Turn Inward: Augustine on the Natural Sciences

In the past two decades or so, debates about science vs. religion have become all the rage.

Frankly – I have found such discussions to be absolutely useless, if only because the participants who engage in such matters usually end up creating caricatures of ideas and viewpoints.

As time has passed though, the whole “Creationism/Evolution” controversy has essentially hit a dead-end.   Lots of people I know who were jumping up and down like mad jack-rabbits for one side or another went on to other things to argue about – limits of free speech versus Political Correctness, the migrant crisis in Europe and the UK, Islamism – Islamophobia?   etc. etc.

In the midst of my Augustinian studies for this blog, I did run across a rather intriguing paragraph from Augustine of Hippo’s De Genesi ad Litteram, one that I wish I had known about a very very long time ago.

As Augustine is remarkably modern in his tone and sentiments, I’ll just quote without commentary.

There is knowledge to be had, after all, about the earth, about the sky, about the other elements of this world, about the movements and revolutions or even the magnitude and distances of the constellations, about the predictable eclipses of moon and sun, about the cycles of years and seasons, about the nature of animals, fruits, stones, and everything else of this kind.
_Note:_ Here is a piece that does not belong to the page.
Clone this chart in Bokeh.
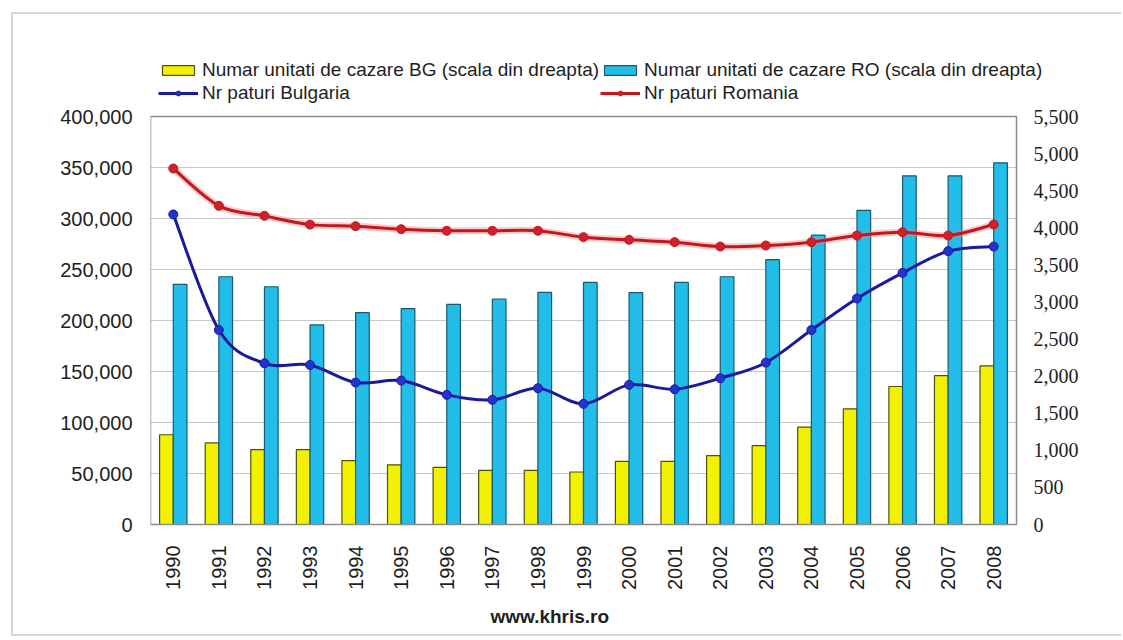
import numpy as np
from bokeh.plotting import figure
from bokeh.models import (Range1d, FixedTicker, NumeralTickFormatter,
                          Legend, LegendItem, Title)
from bokeh.embed import file_html
from bokeh.resources import INLINE

# Years on the category axis
years = [str(y) for y in range(1990, 2009)]

# Accommodation units (right scale)
bg_units = [1210, 1100, 1010, 1010, 860, 805, 770, 730, 730, 708,
            852, 852, 928, 1062, 1314, 1560, 1860, 2008, 2138]
ro_units = [3237, 3340, 3205, 2690, 2855, 2910, 2968, 3040, 3130, 3263,
            3125, 3263, 3340, 3570, 3900, 4235, 4700, 4700, 4875]

# Number of beds (left scale)
bg_beds = [304000, 190700, 158000, 156400, 139200, 141100, 127100, 122200, 133600, 118300,
           136900, 132600, 143400, 158700, 190700, 221600, 246700, 268000, 272500]
ro_beds = [349000, 312400, 302600, 294000, 292500, 289500, 288000, 288000, 288000, 281700,
           279100, 276800, 272500, 273500, 276800, 283300, 286600, 283300, 294100]

left_ticks = list(range(0, 400001, 50000))
right_ticks = list(range(0, 5501, 500))
right_labels = [f"{t:,}" for t in right_ticks]

labels = ["Numar unitati de cazare BG (scala din dreapta)",
          "Numar unitati de cazare RO (scala din dreapta)",
          "Nr paturi Bulgaria",
          "Nr paturi Romania"]

FONT = "Liberation Sans"
TXT = "#1e1e1e"

BG_FILL, BG_EDGE = "#f2f200", "#4f4f14"
RO_FILL, RO_EDGE = "#22bde8", "#1a5a6c"
BGL, BGM = "#1a1a9c", "#2233d0"
ROL, ROM = "#c4161e", "#d0202a"

n = len(years)
xpos = np.arange(n) + 0.5
left_max, right_max = left_ticks[-1], right_ticks[-1]

# Plot area (bars + grid) is 866x408 px.  The drawing frame is larger: it reaches
# up over the legend, right over the right-hand labels and a little below zero.
PLOT_W, PLOT_H = 866, 408
FRAME_W = 950
PAD_TOP, PAD_BOTTOM = 66, 12
FRAME_H = PLOT_H + PAD_TOP + PAD_BOTTOM
FIG_W, FIG_H = 1110, 624
BORDER_L, BORDER_B = 137, 102

x_end = n * FRAME_W / PLOT_W
y_lo = -left_max * PAD_BOTTOM / PLOT_H
y_hi = left_max * (PLOT_H + PAD_TOP) / PLOT_H
u_lo = -right_max * PAD_BOTTOM / PLOT_H
u_hi = right_max * (PLOT_H + PAD_TOP) / PLOT_H

p = figure(width=FIG_W, height=FIG_H, output_backend="svg", toolbar_location=None,
           x_range=Range1d(0, x_end), y_range=Range1d(y_lo, y_hi),
           min_border_left=BORDER_L, min_border_right=FIG_W - BORDER_L - FRAME_W,
           min_border_top=FIG_H - BORDER_B - FRAME_H, min_border_bottom=BORDER_B,
           background_fill_color="white", border_fill_color="white")
p.styles = {
    "margin-left": "11px",
    "margin-top": "12px",
    "border-left": "2px solid #d6d6d6",
    "border-top": "2px solid #d6d6d6",
    "border-bottom": "2px solid #d6d6d6",
}
p.extra_y_ranges = {"units": Range1d(u_lo, u_hi)}
p.outline_line_color = None
p.xgrid.visible = False
p.ygrid.visible = False


def style_axis(ax, size="20px"):
    ax.axis_line_color = None
    ax.major_tick_line_color = None
    ax.minor_tick_line_color = None
    ax.major_tick_out = 0
    ax.major_tick_in = 0
    ax.minor_tick_out = 0
    ax.major_label_text_font = FONT
    ax.major_label_text_font_size = size
    ax.major_label_text_color = TXT


# left axis
p.yaxis.ticker = FixedTicker(ticks=left_ticks)
p.yaxis.formatter = NumeralTickFormatter(format="0,0")
style_axis(p.yaxis[0])
p.yaxis.major_label_standoff = 18

# category axis
p.xaxis.ticker = FixedTicker(ticks=list(xpos))
p.xaxis.major_label_overrides = {float(x): y for x, y in zip(xpos, years)}
p.xaxis.major_label_orientation = np.pi / 2
style_axis(p.xaxis[0])
p.xaxis.major_label_standoff = 9

# horizontal grid lines at the left-scale ticks
p.segment(x0=0, x1=n, y0=left_ticks, y1=left_ticks, line_color="#c8c8c8", line_width=1.2)

# bars on the right scale
r_bg = p.vbar(x=xpos - 0.15, top=bg_units, width=0.3, bottom=0, y_range_name="units",
              fill_color=BG_FILL, line_color=BG_EDGE, line_width=1.2)
r_ro = p.vbar(x=xpos + 0.15, top=ro_units, width=0.3, bottom=0, y_range_name="units",
              fill_color=RO_FILL, line_color=RO_EDGE, line_width=1.2)

# plot-area border
p.quad(left=0, right=n, bottom=0, top=left_max, fill_color=None,
       line_color="#8c8c8c", line_width=1.5)

# right-hand scale labels
p.text(x=[n] * len(right_ticks), y=right_ticks, text=right_labels, y_range_name="units",
       x_offset=17, text_align="left", text_baseline="middle",
       text_font=FONT, text_font_size="20px", text_color=TXT)


def smooth_segments(xs, ys):
    xs = list(xs)
    ys = list(ys)
    m = len(xs)
    seg = dict(x0=[], y0=[], x1=[], y1=[], cx0=[], cy0=[], cx1=[], cy1=[])
    for i in range(m - 1):
        a = max(i - 1, 0)
        d = min(i + 2, m - 1)
        seg["x0"].append(xs[i]); seg["y0"].append(ys[i])
        seg["x1"].append(xs[i + 1]); seg["y1"].append(ys[i + 1])
        seg["cx0"].append(xs[i] + (xs[i + 1] - xs[a]) / 6)
        seg["cy0"].append(ys[i] + (ys[i + 1] - ys[a]) / 6)
        seg["cx1"].append(xs[i + 1] - (xs[d] - xs[i]) / 6)
        seg["cy1"].append(ys[i + 1] - (ys[d] - ys[i]) / 6)
    return seg


# Romania beds: soft halo under a dark red curve
ro_seg = smooth_segments(xpos, ro_beds)
p.bezier(line_color="#f08080", line_width=7, line_alpha=0.4, **ro_seg)
r_rol = p.bezier(line_color=ROL, line_width=3, **ro_seg)
r_rom = p.scatter(xpos, ro_beds, size=9, marker="circle", fill_color=ROM, line_color=ROL)

# Bulgaria beds
bg_seg = smooth_segments(xpos, bg_beds)
r_bgl = p.bezier(line_color=BGL, line_width=3, **bg_seg)
r_bgm = p.scatter(xpos, bg_beds, size=9, marker="circle", fill_color=BGM, line_color=BGL)

# legend: two rows of two, placed above the plot area (offsets from the frame's bottom-left)
legend = Legend(items=[
    LegendItem(label=labels[0], renderers=[r_bg]),
    LegendItem(label=labels[1], renderers=[r_ro]),
    LegendItem(label=labels[2], renderers=[r_bgl, r_bgm]),
    LegendItem(label=labels[3], renderers=[r_rol, r_rom]),
], orientation="horizontal", ncols=2, location=(8, PAD_BOTTOM + PLOT_H + 12))
legend.label_text_font = FONT
legend.label_text_font_size = "19px"
legend.label_text_color = TXT
legend.glyph_width = 40
legend.glyph_height = 12
legend.label_standoff = 4
legend.spacing = 1
legend.padding = 0
legend.margin = 0
legend.background_fill_alpha = 0
legend.border_line_alpha = 0
p.add_layout(legend, "center")

# source caption under the chart
cap = Title(text="www.khris.ro", align="left", offset=340, text_font=FONT,
            text_font_size="19px", text_font_style="bold", text_color=TXT,
            standoff=22)
p.add_layout(cap, "below")

open("out.html", "w").write(file_html(p, INLINE))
And it frequently happens that even non-Christians will have knowledge of this sort in a way that they can substantiate with scientific arguments or experiments. Now it is quite disgraceful and disastrous, something to be on one’s guard against at all costs, that they should ever hear Christians spouting what they claim our Christian literature has to say on these topics, and talking such nonsense that they can scarcely contain their laughter when they see them to be toto caelo, as the saying goes, wide of the mark. And what is so vexing is not that misguided people should be laughed at, as that our authors should be assumed by outsiders to have held such views and, to the great detriment of those about whose salvation we are so concerned, should be written off and consigned to the waste paper basket as so many ignoramuses.

Whenever, you see, they catch some members of the Christian community making mistakes on a subject which they know inside out, and defending their hollow opinions on the authority of our books, on what grounds are they going to trust those books on the resurrection of the dead and the hope of eternal life and the kingdom of heaven, when they suppose they include any number of mistakes and fallacies on matters which they themselves have been able to master either by experiment or by the surest of calculations? It is impossible to say what trouble and grief such rash, self-assured know-alls cause the more cautious and experienced brothers and sisters. Whenever they find themselves challenged and taken to task for some shaky and false theory of theirs by people who do not recognize the authority of our books, they try to defend what they have aired with the most frivolous temerity and patent falsehood by bringing forward these same sacred books to justify it. Or they even quote from memory many things said in them which they imagine will provide them with valid evidence, not understanding either what they are saying, or the matters on which they are asserting themselves (1 Tm 1:7).